Resume writing is relatively simple, but as human beings are wont to do, we overcomplicate the simplest ideas and turn them into minefields. Take writing resumes. Countless hiring managers offer advice and yet are flooded with resumes offering little to no relevance to what they’re looking for.
Worse yet, these resumes aren’t interesting!
Your resume could very well fall into that trap. The last thing you want is to submit resumes to so many great openings and hear nothing. This is disheartening and goes a long way toward putting people in that horrible place of professional stagnation.
Here’s the thing: Many of the mistakes you’re making with your resume are easily fixable. Many employers are not looking for the person with the most qualifications, but the person who best communicates the idea of understanding the job description and showing how they can do the job effectively.
Here are 3 mistakes that you may be making and how to fix them:
- Using a Universal Resume. Guess what, the time you’re saving in not creating a unique resume for each position advertised is costing you in the long run. Hiring managers are trained to notice these resumes and quickly discount them. The idea comes across that if you can’t take the time to create something unique in answering their job description, then you probably won’t put in the time necessary to help the company succeed. Review the job description and make your resume fit accordingly.
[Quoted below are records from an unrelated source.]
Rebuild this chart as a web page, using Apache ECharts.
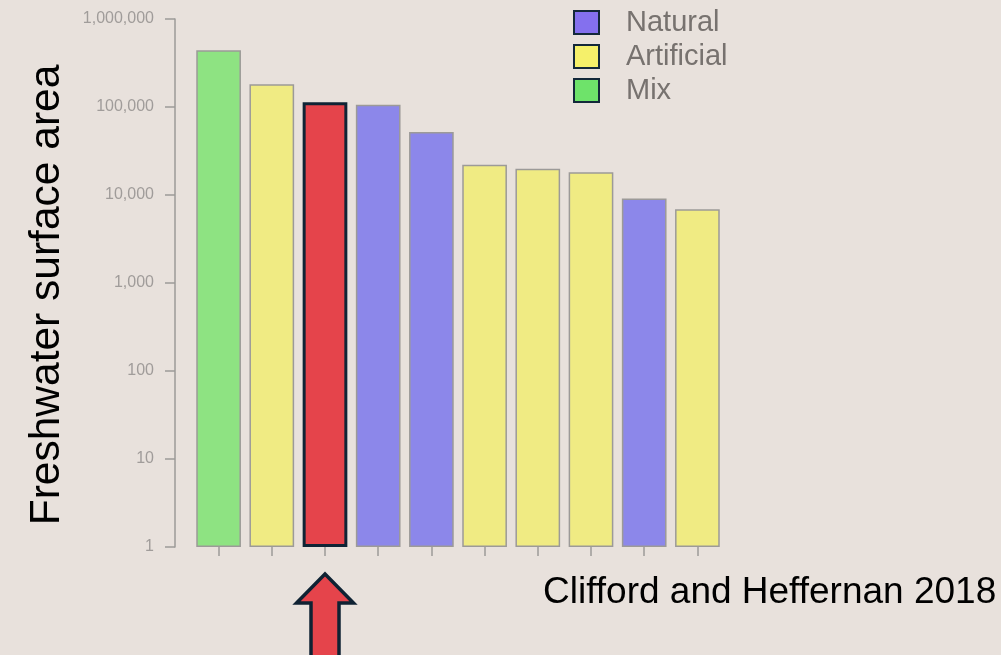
<!DOCTYPE html>
<html>
<head>
<meta charset="utf-8">
<script src="https://cdn.jsdelivr.net/npm/echarts@6/dist/echarts.min.js"></script>
<style>
  html, body { margin: 0; padding: 0; background: #e8e1dc; }
  #main { width: 1001px; height: 655px; }
</style>
</head>
<body>
<div id="main"></div>
<script>
// ecosystem bars, largest to smallest (log scale)
var categories = ['E1', 'E2', 'E3', 'E4', 'E5', 'E6', 'E7', 'E8', 'E9', 'E10'];
var areas = [441000, 181000, 113000, 106000, 52000, 22100, 19900, 18100, 9100, 6900];
var types = ['Mix', 'Artificial', 'Artificial', 'Natural', 'Natural', 'Artificial', 'Artificial', 'Artificial', 'Natural', 'Artificial'];
var highlightIndex = 2;
var typeNames = ['Natural', 'Artificial', 'Mix'];
var yTicks = [1, 10, 100, 1000, 10000, 100000, 1000000];

var barColors = { Natural: '#8c87ea', Artificial: '#f0eb83', Mix: '#8ee382' };
var legendColors = { Natural: '#8470ee', Artificial: '#f5f06a', Mix: '#6ee36a' };
var font = 'Liberation Sans, Arial, sans-serif';

function seriesFor(name) {
    return {
        name: name,
        type: 'bar',
        barWidth: '84%',
        barGap: '-100%',
        itemStyle: { color: barColors[name], borderColor: '#9c9a98', borderWidth: 1.5 },
        data: areas.map(function (v, i) {
            return (types[i] === name && i !== highlightIndex) ? v : '-';
        })
    };
}

var series = typeNames.map(seriesFor);
series.push({
    name: 'Highlight',
    type: 'bar',
    barWidth: '84%',
    barGap: '-100%',
    itemStyle: { color: '#e5444b', borderColor: '#0f2435', borderWidth: 3 },
    data: areas.map(function (v, i) { return i === highlightIndex ? v : '-'; })
});

var myChart = echarts.init(document.getElementById('main'));
var option = {
    backgroundColor: '#e8e1dc',
    animation: false,
    textStyle: { fontFamily: font },
    grid: { left: 192, width: 532, top: 19, bottom: 108 },
    legend: {
        orient: 'vertical',
        left: 568,
        top: 3,
        itemWidth: 25,
        itemHeight: 23,
        itemGap: 5,
        icon: 'rect',
        textStyle: { fontSize: 29, color: '#77726f', fontFamily: font, padding: [0, 0, 0, 22] },
        data: typeNames.map(function (n) {
            return { name: n, itemStyle: { color: legendColors[n], borderColor: '#13283a', borderWidth: 2 } };
        })
    },
    xAxis: {
        type: 'category',
        data: categories,
        axisLine: { show: false },
        axisTick: { show: true, alignWithLabel: true, length: 9, lineStyle: { color: '#9c9a98', width: 1.5 } },
        axisLabel: { show: false }
    },
    yAxis: {
        type: 'log',
        logBase: 10,
        min: yTicks[0],
        max: yTicks[yTicks.length - 1],
        offset: 17,
        name: 'Freshwater surface area',
        nameLocation: 'middle',
        nameGap: 106,
        nameTextStyle: { fontSize: 42.5, color: '#000', fontFamily: font, padding: [0, 24, 0, 0] },
        splitLine: { show: false },
        axisLine: { show: true, lineStyle: { color: '#9c9a98', width: 1.5 } },
        axisTick: { show: true, length: 10, lineStyle: { color: '#9c9a98', width: 1.5 } },
        axisLabel: {
            margin: 21,
            fontSize: 16,
            color: '#a09c9a',
            formatter: function (v) { return Math.round(v).toLocaleString('en-US'); }
        }
    },
    series: series
};
myChart.setOption(option);

// arrow under the highlighted bar, plus the citation
var cx = myChart.convertToPixel({ xAxisIndex: 0 }, categories[highlightIndex]);
myChart.setOption({
    graphic: [
        {
            type: 'polygon',
            shape: {
                points: [
                    [cx, 574], [cx + 28.5, 603], [cx + 14, 603], [cx + 14, 665],
                    [cx - 14, 665], [cx - 14, 603], [cx - 28.5, 603]
                ]
            },
            style: { fill: '#e5444b', stroke: '#0f2233', lineWidth: 3.5 }
        },
        {
            type: 'text',
            left: 543,
            top: 574,
            style: { text: 'Clifford and Heffernan 2018', font: '37px Liberation Sans, Arial, sans-serif', fill: '#000' }
        }
    ]
});
</script>
</body>
</html>
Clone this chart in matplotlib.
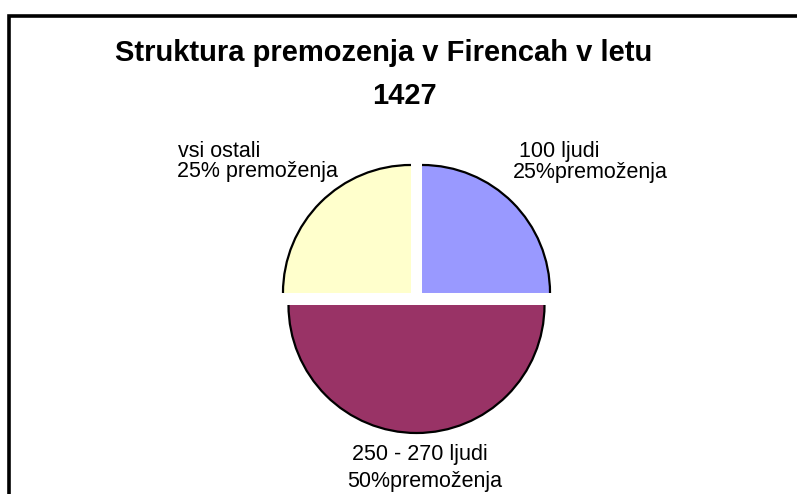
import matplotlib
matplotlib.use("Agg")
import matplotlib.pyplot as plt
from matplotlib.patches import Arc, Rectangle

plt.rcParams['font.family'] = ['Liberation Sans', 'DejaVu Sans']

title_line1 = "Struktura premozenja v Firencah v letu"
title_line2 = "1427"
categories = ["100 ljudi\n25%premoženja", "250 - 270 ljudi\n50%premoženja", "vsi ostali\n25% premoženja"]
shares = [25, 50, 25]
colors = ["#9999FF", "#993366", "#FFFFCC"]
explode = [7.8, 6.5, 7.8]   # offsets in pixel units

W, H = 797, 494
fig = plt.figure(figsize=(W / 100, H / 100), dpi=100)
ax = fig.add_axes([0, 0, 1, 1])


def Y(y):
    return H - y


wedges, _ = ax.pie(shares, colors=colors, explode=explode, startangle=90,
                   counterclock=False, radius=128, center=(416.5, Y(298.5)),
                   frame=True, wedgeprops=dict(linewidth=0))
ax.set_xlim(0, W)
ax.set_ylim(0, H)
ax.set_aspect('equal')
ax.axis('off')

# outline only on the arcs
for w in wedges:
    ax.add_patch(Arc(w.center, 2 * w.r, 2 * w.r, theta1=w.theta1, theta2=w.theta2,
                     color='black', lw=1.6, zorder=3))

# frame
ax.add_patch(Rectangle((9, Y(15.5) - 600), 900, 600, fill=False, edgecolor='black',
                       lw=2.6, zorder=5))

# title
ax.text(383.5, Y(60.5), title_line1, ha='center', va='baseline', fontsize=21,
        fontweight='bold')
ax.text(404.5, Y(104), title_line2, ha='center', va='baseline', fontsize=21,
        fontweight='bold')

# labels
lab_pos = [([157, 178], [519, 513]),
           ([460, 487], [352, 347]),
           ([157, 177], [178, 177])]
for cat, (ys, xs) in zip(categories, lab_pos):
    for line, y, x in zip(cat.split("\n"), ys, xs):
        ax.text(x, Y(y), line, ha='left', va='baseline', fontsize=15.5)

fig.savefig("out.png", dpi=100)
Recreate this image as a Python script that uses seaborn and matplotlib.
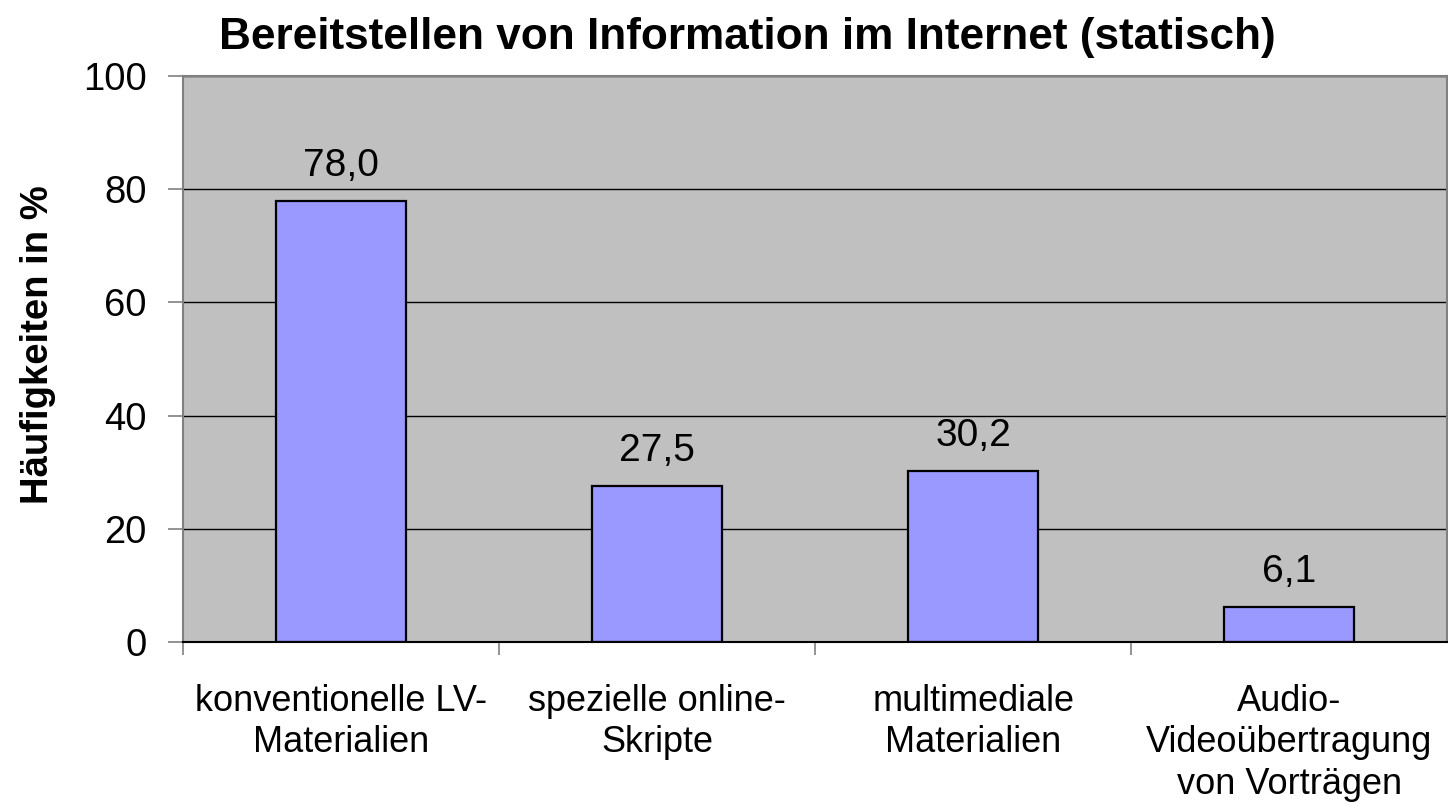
import numpy as np
import pandas as pd
import matplotlib
matplotlib.use('Agg')
import matplotlib.pyplot as plt
import seaborn as sns

# Daten
kategorien = ['konventionelle LV-\nMaterialien', 'spezielle online-\nSkripte',
              'multimediale\nMaterialien', 'Audio-\nVideoübertragung\nvon Vorträgen']
werte = [78.0, 27.5, 30.2, 6.1]
y_ticks = [0, 20, 40, 60, 80, 100]
titel = 'Bereitstellen von Information im Internet (statisch)'
y_label = 'Häufigkeiten in %'

sns.set_style('white')
plt.rcParams['font.family'] = ['Liberation Sans', 'DejaVu Sans']
plt.rcParams['text.color'] = 'black'
plt.rcParams['xtick.labelcolor'] = 'black'
plt.rcParams['ytick.labelcolor'] = 'black'

df = pd.DataFrame({'kategorie': kategorien, 'wert': werte})

fig = plt.figure(figsize=(14.48, 8.07), dpi=100)
ax = fig.add_axes([183 / 1448, 1 - 642 / 807, 1 - 183 / 1448 - 0.0005, (642 - 76) / 807])
ax.set_facecolor('#C0C0C0')

sns.barplot(data=df, x='kategorie', y='wert', ax=ax, color='#9999FF',
            width=0.41, edgecolor='black', linewidth=1.6, saturation=1)

# Werte über den Balken
for i, v in enumerate(werte):
    ax.annotate(f'{v:.1f}'.replace('.', ','), (i, v), xytext=(0, 18),
                textcoords='offset points', ha='center', va='baseline', fontsize=28)

ax.set_ylim(0, 100)
ax.set_xlim(-0.5, 3.5)
ax.set_yticks(y_ticks)
ax.set_yticklabels([str(t) for t in y_ticks], fontsize=27.5)
ax.yaxis.grid(True, color='black', linewidth=1)
ax.set_axisbelow(True)

ax.set_xticks(range(len(kategorien)))
ax.set_xticklabels(kategorien, fontsize=26, linespacing=1.25)
ax.set_xticks([-0.5, 0.5, 1.5, 2.5], minor=True)
ax.tick_params(axis='x', which='major', length=0, pad=30, bottom=True)
ax.tick_params(axis='x', which='minor', length=9, width=1.2, color='#808080',
               direction='out', bottom=True)
ax.tick_params(axis='y', length=11, width=1.2, color='#808080', direction='out', pad=15, left=True)
ax.yaxis.get_major_ticks()[0].tick1line.set_color('black')

for s in ['left', 'top', 'right']:
    ax.spines[s].set_color('#808080')
    ax.spines[s].set_linewidth(1.5)
ax.spines['bottom'].set_color('black')
ax.spines['bottom'].set_linewidth(1.5)

ax.set_xlabel('')
ax.set_ylabel('')
fig.text(38 / 1448, 1 - 345 / 807, y_label, rotation=90, fontsize=27.5, fontweight='bold',
         ha='center', va='center')
fig.text(747 / 1448, 1 - 37 / 807, titel, fontsize=31.8, fontweight='bold',
         ha='center', va='center')

plt.savefig('out.png', dpi=100)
- No Cover Letter. Many people think that their resume alone fulfills the requirement. The only time to refrain from sending a cover letter? When the job description says no cover letters! The cover letter is where you explain your accomplishments and why you’d be a great fit. The resume is the evidence supporting your claims in the cover letter. If you say in the cover letter “I’m the company’s best salesman” and your resume shows that you’ve repeatedly broken sales records, you’ve backed up your assertions.
- Too Much Talk. Many resumes include lots of excess verbiage, a.k.a. filler. Here’s an example, “At X Industries I was the person in charge of 12 people on the Y production line which produced 40,000 Z’s per year.” Change that line to “Supervised 12 people on Y production line averaging 40,000 Z’s per year.” So much cleaner, tighter and tells your story with greater success.
Resume writing shouldn’t be difficult. Look over your resume and see if you’re making these mistakes. Then as tip #2 said, fashion your cover letter! A great resume backs up the cover letter, and the cover letter shows the hiring manager what to look for in the resume. Make it unique and have fun. If you enjoy working on the resume, your potential employer will enjoy reading it.